What is an Inflation-Linked Savings Bond (I Bond)
Inflation-linked savings bonds (I-bonds) are U.S. government-issued debt securities similar to regular savings bonds. They are notably different from Treasury Inflation Protected Securities (TIPS), although, like TIPS, the amount of interest paid adjusts based on the rate of inflation.
Unlike TIPS, inflation-linked savings bonds, also known as Series-I bonds are very low-risk investments typically sold to retail investors. Like traditional savings bonds, they are made available directly from the U.S. Treasury.
Like all savings bonds, Series-I bonds do not trade on a secondary market.
BREAKING DOWN Inflation-Linked Savings Bond (I Bond)
Inflation-linked savings bonds (I-bonds) are issued and backed by the U.S. government and have no default risk. The bonds sell for face value and pay the stated rate on the bond at maturity, typically 30 years after the date of purchase. I-bonds must be held for at least five years, otherwise a redemption penalty applies.
Not only do I- bonds not trade, they cannot be transferred. That is, they need to be redeemed by either the original purchaser, or that person's estate.
Because they have such a low default risk, series-I bonds typically pay very low rates of interest, relative to most other securities. However, like most municipal bonds, they are exempt from income tax. Interest on most other fixed-income securities is taxable.
How I-Bonds Adjust For Inflation
Inflation-linked savings bonds are tied to the movements of the consumer price index - CPI, a longtime measure of inflation issued by the U.S. Bureau of Labor Statistics - BLS. It measures the price change of a basket of consumer goods over time, including food, consumer staples, medical care and transportation.
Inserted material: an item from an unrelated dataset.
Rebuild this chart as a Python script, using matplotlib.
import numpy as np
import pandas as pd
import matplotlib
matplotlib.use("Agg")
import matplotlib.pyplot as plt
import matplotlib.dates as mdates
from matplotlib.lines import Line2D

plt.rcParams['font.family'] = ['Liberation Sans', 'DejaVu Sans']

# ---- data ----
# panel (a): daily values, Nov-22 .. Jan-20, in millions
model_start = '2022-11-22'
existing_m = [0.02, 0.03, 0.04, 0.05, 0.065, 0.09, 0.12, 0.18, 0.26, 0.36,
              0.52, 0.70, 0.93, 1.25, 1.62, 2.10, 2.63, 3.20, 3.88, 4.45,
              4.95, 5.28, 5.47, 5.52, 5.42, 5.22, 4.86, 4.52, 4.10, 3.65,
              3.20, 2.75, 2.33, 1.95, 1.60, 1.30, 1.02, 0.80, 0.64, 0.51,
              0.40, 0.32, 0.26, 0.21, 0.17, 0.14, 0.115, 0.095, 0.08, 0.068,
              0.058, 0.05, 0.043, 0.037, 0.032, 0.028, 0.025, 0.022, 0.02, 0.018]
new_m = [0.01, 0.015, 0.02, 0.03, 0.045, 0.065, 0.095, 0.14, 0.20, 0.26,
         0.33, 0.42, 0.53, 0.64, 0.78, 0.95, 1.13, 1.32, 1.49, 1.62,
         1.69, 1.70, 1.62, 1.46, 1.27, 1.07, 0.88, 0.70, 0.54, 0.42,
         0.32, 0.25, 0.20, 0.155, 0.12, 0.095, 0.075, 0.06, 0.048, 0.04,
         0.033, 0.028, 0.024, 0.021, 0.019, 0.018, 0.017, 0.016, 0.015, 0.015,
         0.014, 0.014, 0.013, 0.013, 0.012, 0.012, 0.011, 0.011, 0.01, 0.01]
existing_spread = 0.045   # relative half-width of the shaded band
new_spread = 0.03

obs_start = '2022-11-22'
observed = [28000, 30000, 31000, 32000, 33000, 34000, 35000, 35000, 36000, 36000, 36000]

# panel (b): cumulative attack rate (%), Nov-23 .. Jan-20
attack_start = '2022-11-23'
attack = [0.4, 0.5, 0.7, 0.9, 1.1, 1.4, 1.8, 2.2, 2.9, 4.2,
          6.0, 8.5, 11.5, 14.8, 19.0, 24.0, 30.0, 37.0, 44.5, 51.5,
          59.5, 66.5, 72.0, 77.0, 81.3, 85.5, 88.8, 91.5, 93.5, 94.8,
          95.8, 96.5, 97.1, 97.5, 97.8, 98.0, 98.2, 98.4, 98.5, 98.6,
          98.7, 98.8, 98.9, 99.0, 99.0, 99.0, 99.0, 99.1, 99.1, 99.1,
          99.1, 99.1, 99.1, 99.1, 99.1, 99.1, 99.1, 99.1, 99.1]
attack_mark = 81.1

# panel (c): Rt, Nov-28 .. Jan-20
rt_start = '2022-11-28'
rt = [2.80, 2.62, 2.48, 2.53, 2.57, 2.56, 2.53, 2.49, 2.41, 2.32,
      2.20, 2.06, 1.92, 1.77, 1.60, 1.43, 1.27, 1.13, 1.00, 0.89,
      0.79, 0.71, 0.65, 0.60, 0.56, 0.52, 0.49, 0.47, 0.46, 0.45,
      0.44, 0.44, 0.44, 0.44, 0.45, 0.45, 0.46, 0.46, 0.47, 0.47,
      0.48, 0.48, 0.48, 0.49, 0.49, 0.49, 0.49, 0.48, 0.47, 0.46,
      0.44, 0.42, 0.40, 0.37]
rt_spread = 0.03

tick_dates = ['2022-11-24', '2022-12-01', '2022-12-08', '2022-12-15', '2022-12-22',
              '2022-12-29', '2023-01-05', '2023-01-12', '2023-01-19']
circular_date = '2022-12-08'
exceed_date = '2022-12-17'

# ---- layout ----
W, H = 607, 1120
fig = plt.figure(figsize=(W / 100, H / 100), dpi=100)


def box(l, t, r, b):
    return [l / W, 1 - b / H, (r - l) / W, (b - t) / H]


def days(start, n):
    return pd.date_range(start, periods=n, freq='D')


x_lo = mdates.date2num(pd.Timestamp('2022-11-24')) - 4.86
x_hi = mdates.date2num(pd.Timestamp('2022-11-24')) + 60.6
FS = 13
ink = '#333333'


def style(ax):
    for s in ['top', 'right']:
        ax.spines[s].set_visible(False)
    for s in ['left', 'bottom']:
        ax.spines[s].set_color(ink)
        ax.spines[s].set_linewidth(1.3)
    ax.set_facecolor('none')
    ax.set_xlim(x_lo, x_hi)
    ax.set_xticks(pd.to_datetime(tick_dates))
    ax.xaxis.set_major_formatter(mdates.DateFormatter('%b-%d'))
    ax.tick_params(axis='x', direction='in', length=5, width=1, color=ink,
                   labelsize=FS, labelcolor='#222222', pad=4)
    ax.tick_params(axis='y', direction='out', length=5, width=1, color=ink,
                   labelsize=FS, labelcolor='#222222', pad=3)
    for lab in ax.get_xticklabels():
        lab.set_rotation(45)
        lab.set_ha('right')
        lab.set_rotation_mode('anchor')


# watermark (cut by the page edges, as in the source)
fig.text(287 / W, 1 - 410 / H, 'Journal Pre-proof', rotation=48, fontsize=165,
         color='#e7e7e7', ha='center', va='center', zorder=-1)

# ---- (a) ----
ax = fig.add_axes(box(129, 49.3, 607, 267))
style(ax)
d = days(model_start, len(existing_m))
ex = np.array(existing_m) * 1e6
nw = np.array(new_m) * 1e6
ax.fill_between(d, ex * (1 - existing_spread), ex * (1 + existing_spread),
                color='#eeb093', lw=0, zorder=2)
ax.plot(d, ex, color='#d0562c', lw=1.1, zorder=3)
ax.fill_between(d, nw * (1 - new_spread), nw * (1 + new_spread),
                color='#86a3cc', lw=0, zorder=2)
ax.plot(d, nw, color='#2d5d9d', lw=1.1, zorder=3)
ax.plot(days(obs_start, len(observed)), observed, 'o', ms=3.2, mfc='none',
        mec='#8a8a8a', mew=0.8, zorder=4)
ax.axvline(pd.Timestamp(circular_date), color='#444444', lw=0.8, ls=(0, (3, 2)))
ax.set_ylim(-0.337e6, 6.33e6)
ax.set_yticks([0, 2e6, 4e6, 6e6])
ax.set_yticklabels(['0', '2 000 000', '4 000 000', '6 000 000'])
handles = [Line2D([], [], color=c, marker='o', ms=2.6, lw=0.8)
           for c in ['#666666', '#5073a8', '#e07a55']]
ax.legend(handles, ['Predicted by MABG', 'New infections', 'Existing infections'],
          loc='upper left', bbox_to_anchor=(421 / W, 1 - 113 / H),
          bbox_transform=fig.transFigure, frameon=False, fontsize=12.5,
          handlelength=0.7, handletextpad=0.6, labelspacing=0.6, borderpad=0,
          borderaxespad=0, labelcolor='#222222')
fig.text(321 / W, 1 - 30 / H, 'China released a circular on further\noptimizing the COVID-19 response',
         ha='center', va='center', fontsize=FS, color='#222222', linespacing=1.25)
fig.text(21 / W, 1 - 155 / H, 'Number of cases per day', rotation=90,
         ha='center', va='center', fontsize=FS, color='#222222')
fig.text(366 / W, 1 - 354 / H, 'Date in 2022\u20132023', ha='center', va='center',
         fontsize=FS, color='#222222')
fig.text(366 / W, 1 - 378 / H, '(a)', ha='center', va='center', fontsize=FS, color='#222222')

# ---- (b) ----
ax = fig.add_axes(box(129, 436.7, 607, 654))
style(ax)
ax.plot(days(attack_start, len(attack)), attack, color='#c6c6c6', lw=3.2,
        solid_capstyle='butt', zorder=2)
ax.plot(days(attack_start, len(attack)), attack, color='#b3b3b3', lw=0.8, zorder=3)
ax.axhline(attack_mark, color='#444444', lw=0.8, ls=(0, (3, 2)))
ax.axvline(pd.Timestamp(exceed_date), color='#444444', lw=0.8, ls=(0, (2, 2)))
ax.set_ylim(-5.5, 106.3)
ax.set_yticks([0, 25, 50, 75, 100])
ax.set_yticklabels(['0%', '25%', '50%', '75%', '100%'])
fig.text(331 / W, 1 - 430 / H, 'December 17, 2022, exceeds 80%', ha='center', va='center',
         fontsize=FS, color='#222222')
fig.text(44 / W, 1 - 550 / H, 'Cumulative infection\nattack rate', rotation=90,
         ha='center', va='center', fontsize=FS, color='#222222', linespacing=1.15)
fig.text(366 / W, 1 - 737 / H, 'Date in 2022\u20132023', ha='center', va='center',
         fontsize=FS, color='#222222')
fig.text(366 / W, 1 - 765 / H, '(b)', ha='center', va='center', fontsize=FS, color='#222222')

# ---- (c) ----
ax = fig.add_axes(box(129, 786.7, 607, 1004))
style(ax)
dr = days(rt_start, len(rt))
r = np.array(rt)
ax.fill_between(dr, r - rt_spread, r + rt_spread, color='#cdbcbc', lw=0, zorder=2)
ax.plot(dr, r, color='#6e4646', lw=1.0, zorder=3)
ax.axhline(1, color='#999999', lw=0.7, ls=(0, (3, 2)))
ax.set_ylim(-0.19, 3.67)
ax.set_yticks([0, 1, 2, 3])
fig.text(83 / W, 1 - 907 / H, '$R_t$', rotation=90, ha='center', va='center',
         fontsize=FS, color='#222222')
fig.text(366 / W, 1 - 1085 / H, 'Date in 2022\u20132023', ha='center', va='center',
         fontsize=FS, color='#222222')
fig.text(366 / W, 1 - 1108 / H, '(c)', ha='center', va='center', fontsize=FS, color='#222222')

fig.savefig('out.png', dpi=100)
It differs from so-called PCE inflation, which is the preferred inflation figure of the U.S. Federal Reserve. The PCE number tends to report a sightly lower inflation figure relative to CPI. The CPI figures ae released monthly, and the BLS tracks the results of CPI over time.
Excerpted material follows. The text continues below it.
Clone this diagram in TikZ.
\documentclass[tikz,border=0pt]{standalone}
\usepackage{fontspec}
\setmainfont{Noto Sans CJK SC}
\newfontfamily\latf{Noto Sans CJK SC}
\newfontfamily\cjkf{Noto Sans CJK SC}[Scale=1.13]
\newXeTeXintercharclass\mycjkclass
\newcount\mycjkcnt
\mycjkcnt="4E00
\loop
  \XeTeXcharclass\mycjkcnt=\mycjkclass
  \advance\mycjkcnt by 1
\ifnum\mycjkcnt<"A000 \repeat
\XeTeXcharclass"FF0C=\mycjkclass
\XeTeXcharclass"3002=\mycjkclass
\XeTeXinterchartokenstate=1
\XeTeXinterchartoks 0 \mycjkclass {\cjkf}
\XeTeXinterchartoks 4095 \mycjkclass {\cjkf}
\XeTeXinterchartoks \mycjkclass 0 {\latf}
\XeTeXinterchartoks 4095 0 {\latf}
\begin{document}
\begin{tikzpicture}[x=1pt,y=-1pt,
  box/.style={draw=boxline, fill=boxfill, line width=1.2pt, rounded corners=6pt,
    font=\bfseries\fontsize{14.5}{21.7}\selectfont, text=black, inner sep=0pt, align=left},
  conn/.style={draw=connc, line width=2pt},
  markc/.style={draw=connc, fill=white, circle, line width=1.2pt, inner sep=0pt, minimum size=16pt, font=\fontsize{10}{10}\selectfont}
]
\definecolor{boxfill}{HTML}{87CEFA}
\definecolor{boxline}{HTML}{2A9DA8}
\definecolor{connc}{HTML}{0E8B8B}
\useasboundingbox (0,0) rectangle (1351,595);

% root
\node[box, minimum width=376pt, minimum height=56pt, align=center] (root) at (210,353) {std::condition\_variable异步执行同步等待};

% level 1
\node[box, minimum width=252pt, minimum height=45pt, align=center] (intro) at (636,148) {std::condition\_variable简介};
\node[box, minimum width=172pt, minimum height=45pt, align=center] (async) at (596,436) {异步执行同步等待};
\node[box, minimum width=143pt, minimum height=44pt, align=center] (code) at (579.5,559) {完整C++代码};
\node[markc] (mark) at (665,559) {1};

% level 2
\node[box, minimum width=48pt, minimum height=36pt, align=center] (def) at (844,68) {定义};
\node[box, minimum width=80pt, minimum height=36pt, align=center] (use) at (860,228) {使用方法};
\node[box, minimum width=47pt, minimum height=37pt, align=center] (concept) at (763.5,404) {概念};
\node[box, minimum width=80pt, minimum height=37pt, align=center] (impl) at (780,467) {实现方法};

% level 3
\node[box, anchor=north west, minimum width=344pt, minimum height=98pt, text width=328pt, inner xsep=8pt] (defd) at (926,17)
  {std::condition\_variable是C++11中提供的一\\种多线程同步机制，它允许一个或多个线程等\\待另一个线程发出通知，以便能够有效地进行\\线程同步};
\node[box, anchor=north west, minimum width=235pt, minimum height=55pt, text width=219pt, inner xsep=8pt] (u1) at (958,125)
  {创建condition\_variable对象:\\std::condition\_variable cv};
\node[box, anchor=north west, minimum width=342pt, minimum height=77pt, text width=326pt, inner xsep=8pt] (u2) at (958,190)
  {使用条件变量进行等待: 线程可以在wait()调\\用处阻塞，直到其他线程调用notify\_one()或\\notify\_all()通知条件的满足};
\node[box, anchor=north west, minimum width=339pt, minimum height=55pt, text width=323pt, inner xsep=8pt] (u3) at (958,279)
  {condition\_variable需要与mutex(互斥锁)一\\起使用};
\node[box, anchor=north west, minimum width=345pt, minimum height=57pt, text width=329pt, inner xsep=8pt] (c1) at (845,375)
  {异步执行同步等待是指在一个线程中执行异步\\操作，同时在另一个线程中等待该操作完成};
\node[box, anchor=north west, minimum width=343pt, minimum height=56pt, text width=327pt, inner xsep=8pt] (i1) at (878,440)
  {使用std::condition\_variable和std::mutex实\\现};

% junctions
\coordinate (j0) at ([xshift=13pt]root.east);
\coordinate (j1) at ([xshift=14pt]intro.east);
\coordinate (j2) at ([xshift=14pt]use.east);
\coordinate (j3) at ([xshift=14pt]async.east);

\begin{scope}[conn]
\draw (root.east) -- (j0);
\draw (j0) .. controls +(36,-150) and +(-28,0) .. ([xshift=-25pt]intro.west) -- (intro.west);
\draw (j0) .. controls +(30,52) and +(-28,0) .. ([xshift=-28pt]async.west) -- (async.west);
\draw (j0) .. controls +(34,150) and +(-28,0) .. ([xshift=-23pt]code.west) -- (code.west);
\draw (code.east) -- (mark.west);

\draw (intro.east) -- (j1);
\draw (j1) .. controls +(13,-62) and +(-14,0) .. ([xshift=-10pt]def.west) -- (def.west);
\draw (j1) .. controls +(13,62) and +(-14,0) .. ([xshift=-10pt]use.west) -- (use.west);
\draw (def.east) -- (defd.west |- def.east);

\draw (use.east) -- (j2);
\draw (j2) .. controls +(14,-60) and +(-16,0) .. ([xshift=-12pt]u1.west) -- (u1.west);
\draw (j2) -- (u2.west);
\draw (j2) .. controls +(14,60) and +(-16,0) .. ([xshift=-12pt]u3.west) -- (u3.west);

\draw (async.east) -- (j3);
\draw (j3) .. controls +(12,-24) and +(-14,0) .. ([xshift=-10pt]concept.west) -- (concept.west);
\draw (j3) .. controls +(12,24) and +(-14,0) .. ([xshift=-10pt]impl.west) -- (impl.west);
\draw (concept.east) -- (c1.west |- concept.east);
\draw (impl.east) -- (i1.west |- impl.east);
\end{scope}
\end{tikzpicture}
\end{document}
Advantages of Inflation-Linked Savings Bonds
Adjusting for inflation can result in higher returns for Series-I bonds over a 30-year period, relative to regular savings bonds. However, it's worth noting that Series I bonds do not work like TIPS, which actually pay more or less interest based on the movements of CPI. Rather, the fixed rate of interest paid on Series-I bonds is adjusted regularly, based on CPI inflation.
Series I-bonds also cannot lose value due to deflation or negative interest rates.